Data excerpts ▸
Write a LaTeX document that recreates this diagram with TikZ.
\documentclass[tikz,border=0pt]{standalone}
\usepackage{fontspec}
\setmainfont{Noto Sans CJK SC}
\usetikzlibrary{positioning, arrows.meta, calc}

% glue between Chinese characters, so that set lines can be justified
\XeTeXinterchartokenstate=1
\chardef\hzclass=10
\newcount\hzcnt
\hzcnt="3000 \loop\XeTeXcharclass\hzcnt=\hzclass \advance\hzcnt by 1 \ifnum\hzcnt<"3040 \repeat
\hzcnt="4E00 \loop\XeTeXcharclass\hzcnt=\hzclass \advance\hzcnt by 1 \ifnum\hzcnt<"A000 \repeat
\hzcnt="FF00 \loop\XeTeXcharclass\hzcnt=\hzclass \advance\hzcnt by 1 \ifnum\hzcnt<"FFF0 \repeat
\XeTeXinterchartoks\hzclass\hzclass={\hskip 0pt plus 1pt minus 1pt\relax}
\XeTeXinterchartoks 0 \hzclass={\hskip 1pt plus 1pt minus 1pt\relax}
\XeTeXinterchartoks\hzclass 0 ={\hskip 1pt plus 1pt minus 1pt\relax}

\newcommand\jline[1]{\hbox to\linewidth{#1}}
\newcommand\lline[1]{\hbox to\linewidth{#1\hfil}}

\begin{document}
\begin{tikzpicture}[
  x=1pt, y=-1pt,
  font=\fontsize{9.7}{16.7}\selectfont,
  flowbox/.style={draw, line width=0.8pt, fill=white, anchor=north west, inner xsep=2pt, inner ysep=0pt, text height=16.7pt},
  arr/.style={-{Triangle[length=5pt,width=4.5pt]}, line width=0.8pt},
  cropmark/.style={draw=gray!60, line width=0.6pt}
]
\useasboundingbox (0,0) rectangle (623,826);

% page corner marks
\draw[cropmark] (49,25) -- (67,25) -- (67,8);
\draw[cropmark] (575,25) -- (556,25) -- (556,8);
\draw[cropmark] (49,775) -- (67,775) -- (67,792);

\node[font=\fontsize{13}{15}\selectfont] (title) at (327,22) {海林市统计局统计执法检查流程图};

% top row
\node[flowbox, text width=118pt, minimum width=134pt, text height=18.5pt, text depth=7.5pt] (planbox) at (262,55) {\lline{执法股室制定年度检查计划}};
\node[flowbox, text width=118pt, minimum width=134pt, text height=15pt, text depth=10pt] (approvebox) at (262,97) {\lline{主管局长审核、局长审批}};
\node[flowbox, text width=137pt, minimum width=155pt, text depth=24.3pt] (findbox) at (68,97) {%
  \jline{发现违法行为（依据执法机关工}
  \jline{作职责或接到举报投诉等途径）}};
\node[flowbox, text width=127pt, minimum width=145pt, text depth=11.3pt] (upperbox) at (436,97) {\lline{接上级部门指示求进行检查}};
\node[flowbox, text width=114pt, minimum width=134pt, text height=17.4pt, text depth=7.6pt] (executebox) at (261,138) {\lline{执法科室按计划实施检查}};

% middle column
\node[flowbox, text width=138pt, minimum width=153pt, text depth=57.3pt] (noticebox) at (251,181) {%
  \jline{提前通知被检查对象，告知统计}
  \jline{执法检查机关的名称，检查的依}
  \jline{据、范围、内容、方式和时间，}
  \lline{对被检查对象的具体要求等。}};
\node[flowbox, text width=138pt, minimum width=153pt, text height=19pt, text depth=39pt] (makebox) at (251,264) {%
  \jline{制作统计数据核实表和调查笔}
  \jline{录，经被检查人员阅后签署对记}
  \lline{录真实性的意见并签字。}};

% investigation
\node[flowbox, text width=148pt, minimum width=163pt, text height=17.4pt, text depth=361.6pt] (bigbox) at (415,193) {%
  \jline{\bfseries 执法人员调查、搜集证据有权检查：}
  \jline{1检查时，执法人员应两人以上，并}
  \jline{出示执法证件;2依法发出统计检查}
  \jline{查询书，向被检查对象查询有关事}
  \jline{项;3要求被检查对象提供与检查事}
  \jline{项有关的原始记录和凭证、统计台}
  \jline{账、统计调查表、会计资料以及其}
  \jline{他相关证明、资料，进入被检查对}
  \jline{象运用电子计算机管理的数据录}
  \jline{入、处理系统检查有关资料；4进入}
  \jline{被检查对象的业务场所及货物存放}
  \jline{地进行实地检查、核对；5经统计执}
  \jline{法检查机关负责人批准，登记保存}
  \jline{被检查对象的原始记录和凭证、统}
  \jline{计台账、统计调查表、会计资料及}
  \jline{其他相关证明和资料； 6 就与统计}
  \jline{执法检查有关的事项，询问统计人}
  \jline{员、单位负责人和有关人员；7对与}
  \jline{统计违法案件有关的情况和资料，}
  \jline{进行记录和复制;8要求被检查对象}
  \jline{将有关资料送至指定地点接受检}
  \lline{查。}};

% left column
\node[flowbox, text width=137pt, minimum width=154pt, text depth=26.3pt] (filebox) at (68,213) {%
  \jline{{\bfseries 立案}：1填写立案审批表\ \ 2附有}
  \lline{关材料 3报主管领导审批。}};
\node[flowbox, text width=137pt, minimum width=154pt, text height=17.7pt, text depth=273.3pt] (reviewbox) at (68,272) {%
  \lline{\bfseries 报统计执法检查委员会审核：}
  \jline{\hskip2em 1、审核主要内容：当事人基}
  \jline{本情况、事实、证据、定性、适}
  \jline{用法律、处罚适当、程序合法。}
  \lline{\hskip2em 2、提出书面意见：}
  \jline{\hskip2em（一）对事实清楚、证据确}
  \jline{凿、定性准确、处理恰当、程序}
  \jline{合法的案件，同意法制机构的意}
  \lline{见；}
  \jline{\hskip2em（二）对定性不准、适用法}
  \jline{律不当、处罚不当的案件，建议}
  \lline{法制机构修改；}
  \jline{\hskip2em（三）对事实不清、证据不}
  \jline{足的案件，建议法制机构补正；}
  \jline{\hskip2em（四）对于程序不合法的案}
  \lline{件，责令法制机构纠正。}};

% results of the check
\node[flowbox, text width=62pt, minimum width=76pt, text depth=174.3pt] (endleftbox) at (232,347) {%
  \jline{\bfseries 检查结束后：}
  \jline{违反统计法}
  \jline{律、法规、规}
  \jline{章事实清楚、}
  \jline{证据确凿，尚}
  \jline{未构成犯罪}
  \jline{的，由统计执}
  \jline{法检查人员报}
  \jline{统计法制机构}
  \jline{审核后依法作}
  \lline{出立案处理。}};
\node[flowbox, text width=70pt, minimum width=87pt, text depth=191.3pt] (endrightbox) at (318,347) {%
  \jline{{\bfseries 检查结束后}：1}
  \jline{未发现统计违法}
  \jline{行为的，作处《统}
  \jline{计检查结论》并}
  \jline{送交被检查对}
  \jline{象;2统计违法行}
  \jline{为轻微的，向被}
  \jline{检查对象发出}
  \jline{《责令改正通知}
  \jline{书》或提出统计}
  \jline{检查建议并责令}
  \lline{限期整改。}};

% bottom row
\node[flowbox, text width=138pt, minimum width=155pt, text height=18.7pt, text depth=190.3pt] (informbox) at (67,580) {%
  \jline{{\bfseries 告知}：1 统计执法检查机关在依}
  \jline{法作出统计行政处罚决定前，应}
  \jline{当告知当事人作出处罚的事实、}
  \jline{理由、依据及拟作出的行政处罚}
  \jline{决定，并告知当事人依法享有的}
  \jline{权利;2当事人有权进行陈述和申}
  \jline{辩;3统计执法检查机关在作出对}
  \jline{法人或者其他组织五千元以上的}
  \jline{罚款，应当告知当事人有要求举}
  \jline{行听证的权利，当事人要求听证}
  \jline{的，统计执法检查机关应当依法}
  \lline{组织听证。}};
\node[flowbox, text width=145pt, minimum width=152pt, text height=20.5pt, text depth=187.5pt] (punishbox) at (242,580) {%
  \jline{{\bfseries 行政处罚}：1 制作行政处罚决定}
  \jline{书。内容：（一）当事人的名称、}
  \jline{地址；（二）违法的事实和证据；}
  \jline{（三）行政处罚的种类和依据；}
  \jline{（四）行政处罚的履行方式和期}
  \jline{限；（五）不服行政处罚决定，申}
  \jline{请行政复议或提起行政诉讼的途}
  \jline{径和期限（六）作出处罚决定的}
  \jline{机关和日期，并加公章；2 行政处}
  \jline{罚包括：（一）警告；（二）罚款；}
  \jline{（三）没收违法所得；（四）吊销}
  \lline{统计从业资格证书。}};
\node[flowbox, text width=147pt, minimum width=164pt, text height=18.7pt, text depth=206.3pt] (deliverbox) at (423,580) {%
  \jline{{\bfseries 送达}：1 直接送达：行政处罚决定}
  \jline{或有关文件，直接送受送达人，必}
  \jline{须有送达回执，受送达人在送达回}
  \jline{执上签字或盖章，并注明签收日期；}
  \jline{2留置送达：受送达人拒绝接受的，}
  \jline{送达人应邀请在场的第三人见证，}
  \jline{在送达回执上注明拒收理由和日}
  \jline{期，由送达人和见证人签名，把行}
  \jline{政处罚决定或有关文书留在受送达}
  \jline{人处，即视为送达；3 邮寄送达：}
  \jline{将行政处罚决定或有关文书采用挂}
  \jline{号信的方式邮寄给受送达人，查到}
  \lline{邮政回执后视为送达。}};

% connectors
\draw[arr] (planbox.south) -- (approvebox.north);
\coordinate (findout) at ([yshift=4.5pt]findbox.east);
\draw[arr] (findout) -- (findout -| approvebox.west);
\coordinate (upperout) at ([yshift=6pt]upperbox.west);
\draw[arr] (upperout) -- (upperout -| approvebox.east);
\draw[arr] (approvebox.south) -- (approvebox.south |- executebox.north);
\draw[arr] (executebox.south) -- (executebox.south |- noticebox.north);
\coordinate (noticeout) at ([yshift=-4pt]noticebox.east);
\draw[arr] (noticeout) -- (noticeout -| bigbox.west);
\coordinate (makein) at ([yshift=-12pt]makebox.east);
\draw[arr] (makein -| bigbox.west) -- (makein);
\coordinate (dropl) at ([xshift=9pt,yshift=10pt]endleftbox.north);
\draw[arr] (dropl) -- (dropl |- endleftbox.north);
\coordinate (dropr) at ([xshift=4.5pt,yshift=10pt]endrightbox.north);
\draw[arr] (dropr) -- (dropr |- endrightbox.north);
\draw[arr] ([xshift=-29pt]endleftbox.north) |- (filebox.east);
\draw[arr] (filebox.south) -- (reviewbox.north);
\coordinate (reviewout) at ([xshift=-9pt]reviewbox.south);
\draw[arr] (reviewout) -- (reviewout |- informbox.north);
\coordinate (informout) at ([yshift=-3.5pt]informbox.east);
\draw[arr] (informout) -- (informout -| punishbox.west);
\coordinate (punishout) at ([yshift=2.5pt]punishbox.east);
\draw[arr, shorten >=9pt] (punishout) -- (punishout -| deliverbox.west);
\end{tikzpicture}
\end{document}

---

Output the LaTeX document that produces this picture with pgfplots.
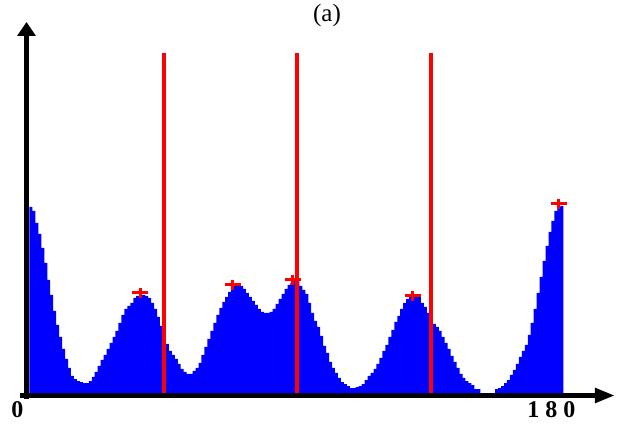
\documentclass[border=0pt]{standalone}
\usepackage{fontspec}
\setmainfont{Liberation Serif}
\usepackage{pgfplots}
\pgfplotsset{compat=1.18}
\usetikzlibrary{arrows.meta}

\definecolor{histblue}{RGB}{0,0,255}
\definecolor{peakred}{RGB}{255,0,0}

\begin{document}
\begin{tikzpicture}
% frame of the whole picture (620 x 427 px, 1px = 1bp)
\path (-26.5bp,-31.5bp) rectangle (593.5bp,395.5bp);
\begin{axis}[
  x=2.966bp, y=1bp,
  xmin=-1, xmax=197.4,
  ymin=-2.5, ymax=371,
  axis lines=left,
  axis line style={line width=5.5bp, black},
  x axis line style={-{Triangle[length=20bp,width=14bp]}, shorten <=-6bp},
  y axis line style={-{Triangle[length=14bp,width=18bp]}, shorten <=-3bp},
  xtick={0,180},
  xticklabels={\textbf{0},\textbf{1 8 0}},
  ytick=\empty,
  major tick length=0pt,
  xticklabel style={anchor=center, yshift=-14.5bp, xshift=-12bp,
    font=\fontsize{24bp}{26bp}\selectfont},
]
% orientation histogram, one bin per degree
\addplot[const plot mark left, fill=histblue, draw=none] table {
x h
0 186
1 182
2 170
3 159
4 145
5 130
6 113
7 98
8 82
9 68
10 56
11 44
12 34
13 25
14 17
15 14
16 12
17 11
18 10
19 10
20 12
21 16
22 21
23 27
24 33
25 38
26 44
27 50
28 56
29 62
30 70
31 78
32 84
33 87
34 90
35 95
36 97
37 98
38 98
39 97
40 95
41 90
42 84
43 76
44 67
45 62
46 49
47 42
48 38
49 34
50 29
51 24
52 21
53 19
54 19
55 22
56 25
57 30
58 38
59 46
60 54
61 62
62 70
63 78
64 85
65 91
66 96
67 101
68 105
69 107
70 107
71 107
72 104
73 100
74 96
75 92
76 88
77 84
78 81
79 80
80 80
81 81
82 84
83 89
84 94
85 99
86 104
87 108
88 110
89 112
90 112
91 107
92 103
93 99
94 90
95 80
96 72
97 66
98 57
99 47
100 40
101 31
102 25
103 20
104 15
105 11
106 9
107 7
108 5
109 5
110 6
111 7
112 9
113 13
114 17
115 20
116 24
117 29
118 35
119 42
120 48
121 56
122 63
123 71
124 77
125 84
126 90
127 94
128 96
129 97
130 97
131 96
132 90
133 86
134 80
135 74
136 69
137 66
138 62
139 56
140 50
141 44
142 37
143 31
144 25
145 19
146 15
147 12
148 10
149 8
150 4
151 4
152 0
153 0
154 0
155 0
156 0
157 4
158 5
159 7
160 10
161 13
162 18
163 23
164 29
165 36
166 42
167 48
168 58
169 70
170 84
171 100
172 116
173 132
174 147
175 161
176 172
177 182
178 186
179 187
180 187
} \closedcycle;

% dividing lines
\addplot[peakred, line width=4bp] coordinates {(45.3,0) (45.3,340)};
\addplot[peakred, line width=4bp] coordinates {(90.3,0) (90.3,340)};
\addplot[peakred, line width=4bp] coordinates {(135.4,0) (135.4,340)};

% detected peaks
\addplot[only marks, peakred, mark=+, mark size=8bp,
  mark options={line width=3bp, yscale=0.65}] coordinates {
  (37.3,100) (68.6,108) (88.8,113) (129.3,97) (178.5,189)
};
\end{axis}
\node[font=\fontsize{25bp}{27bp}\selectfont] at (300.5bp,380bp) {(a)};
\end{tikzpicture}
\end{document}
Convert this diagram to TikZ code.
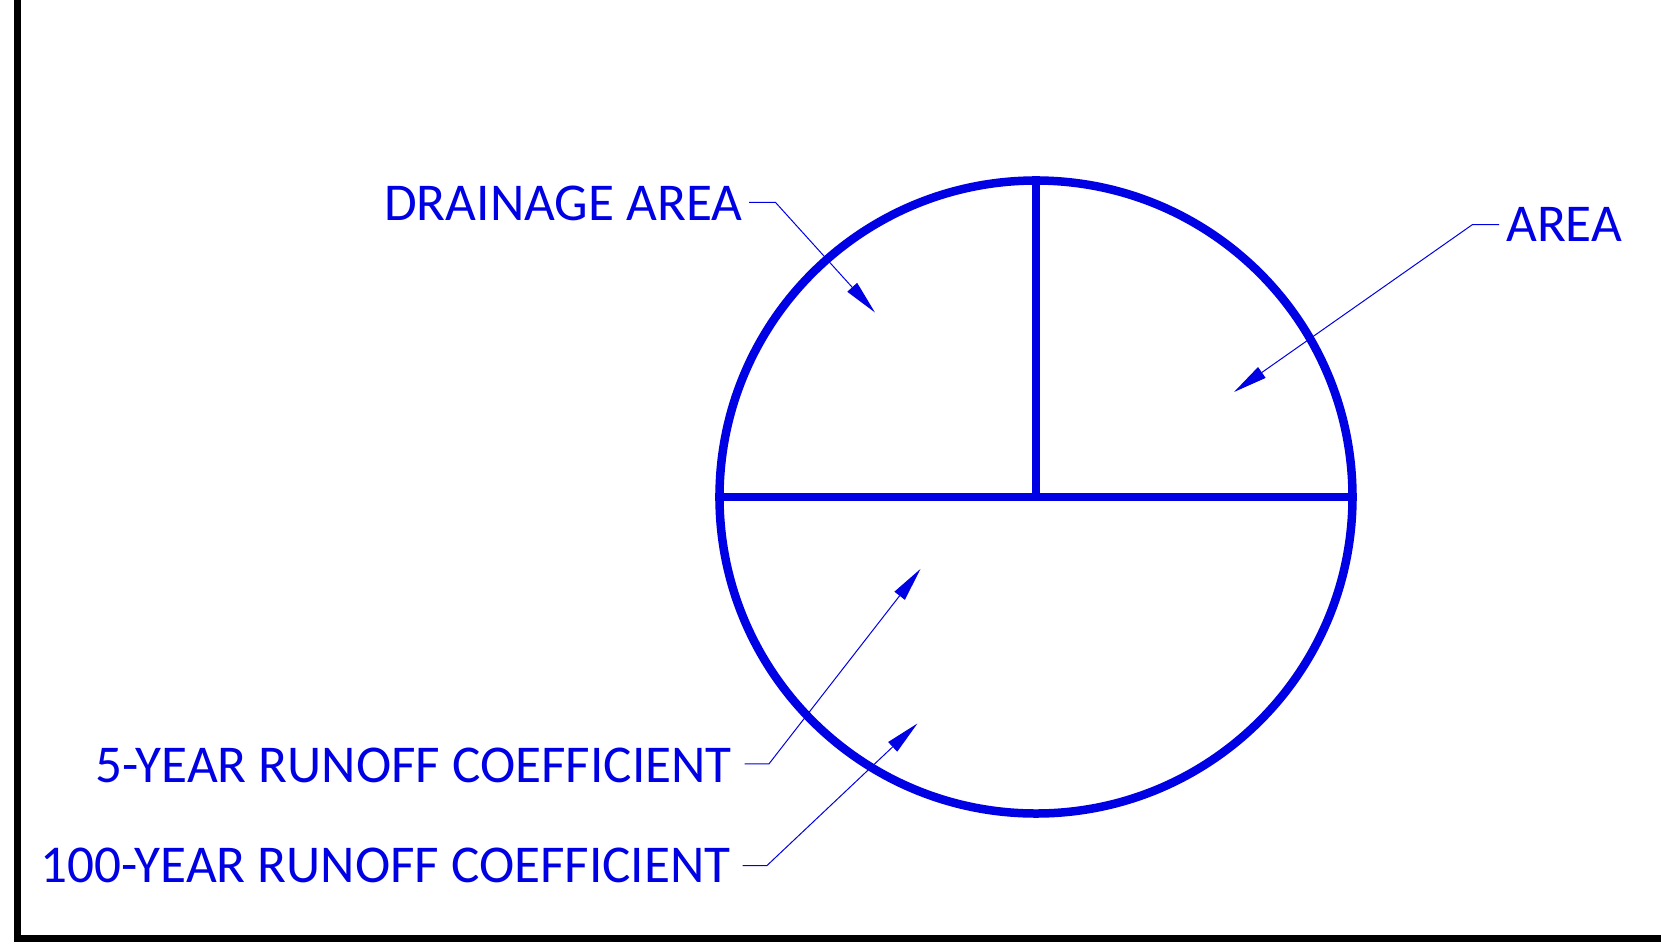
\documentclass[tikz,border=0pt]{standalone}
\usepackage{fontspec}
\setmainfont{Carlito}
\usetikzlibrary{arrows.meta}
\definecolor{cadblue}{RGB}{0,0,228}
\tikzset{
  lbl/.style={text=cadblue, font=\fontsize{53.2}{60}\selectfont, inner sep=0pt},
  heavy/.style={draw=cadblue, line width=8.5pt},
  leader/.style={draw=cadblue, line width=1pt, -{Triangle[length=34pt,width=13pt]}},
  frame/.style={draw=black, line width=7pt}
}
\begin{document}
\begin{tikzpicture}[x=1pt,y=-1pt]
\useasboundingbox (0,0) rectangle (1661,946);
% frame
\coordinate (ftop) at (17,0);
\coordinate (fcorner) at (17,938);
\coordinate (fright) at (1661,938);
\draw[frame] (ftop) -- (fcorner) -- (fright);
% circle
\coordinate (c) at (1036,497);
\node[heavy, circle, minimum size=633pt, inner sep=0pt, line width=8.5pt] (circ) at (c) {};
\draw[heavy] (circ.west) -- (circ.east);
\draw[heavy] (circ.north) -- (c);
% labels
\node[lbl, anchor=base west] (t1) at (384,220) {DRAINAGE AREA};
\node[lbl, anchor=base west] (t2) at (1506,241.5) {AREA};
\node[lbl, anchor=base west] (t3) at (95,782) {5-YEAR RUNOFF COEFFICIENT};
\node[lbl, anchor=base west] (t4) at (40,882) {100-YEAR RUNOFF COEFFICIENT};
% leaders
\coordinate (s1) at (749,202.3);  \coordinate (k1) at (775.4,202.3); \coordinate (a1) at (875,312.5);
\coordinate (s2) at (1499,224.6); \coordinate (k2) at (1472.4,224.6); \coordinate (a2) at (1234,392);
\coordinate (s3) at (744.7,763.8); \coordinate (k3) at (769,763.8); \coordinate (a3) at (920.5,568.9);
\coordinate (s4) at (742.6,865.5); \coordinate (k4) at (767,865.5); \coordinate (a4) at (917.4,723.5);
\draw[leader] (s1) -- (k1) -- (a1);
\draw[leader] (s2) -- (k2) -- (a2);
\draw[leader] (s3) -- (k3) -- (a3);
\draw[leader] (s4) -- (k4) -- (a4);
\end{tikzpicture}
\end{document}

* * *

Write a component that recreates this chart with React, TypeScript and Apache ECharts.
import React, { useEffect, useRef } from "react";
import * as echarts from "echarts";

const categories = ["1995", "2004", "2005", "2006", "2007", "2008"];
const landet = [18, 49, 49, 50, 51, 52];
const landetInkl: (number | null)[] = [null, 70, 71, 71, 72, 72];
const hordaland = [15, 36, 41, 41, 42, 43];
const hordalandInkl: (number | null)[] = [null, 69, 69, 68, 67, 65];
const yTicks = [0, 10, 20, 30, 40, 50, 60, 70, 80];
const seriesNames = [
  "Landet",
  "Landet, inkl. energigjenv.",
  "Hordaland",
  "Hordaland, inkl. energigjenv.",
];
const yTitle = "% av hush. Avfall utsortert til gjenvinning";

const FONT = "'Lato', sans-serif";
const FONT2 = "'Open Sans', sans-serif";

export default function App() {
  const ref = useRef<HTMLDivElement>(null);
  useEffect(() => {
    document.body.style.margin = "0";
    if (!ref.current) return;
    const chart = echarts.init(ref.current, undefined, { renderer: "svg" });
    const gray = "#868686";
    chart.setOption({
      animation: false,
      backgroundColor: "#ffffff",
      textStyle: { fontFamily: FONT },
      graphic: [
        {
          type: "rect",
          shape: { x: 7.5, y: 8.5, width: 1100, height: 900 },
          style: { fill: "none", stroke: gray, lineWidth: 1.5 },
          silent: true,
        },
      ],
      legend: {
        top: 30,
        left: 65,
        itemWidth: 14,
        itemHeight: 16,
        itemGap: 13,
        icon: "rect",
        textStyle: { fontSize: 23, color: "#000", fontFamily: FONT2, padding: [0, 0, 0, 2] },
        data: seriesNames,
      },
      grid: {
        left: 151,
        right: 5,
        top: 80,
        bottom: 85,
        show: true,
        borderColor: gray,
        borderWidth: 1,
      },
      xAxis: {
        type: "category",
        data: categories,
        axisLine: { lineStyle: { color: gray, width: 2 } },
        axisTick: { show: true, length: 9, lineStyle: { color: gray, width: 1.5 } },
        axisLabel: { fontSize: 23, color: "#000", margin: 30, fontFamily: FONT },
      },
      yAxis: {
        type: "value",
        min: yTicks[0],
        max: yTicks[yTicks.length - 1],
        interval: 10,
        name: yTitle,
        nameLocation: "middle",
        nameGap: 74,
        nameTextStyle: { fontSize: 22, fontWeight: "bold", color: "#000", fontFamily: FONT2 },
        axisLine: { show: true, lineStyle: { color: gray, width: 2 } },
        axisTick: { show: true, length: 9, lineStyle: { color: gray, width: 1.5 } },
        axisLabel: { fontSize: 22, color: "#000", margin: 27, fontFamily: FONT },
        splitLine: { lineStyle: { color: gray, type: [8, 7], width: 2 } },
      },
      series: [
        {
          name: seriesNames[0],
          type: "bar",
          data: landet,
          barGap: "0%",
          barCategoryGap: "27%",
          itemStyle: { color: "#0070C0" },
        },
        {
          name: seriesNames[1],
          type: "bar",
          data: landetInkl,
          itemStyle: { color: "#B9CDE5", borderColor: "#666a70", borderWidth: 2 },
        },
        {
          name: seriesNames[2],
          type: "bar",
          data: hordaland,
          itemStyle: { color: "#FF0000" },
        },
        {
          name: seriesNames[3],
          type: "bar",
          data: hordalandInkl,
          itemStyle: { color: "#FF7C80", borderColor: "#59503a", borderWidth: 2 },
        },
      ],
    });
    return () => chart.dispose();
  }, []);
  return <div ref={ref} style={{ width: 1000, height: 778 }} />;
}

Aim ▸ Of the entries listed above, reproduce only the lines starting at the line containing "Write a component" and ending at the line containing "import * as". Include both, exactly as they stand.

Correct output ▸
Write a component that recreates this chart with React, TypeScript and Apache ECharts.
import React, { useEffect, useRef } from "react";
import * as echarts from "echarts";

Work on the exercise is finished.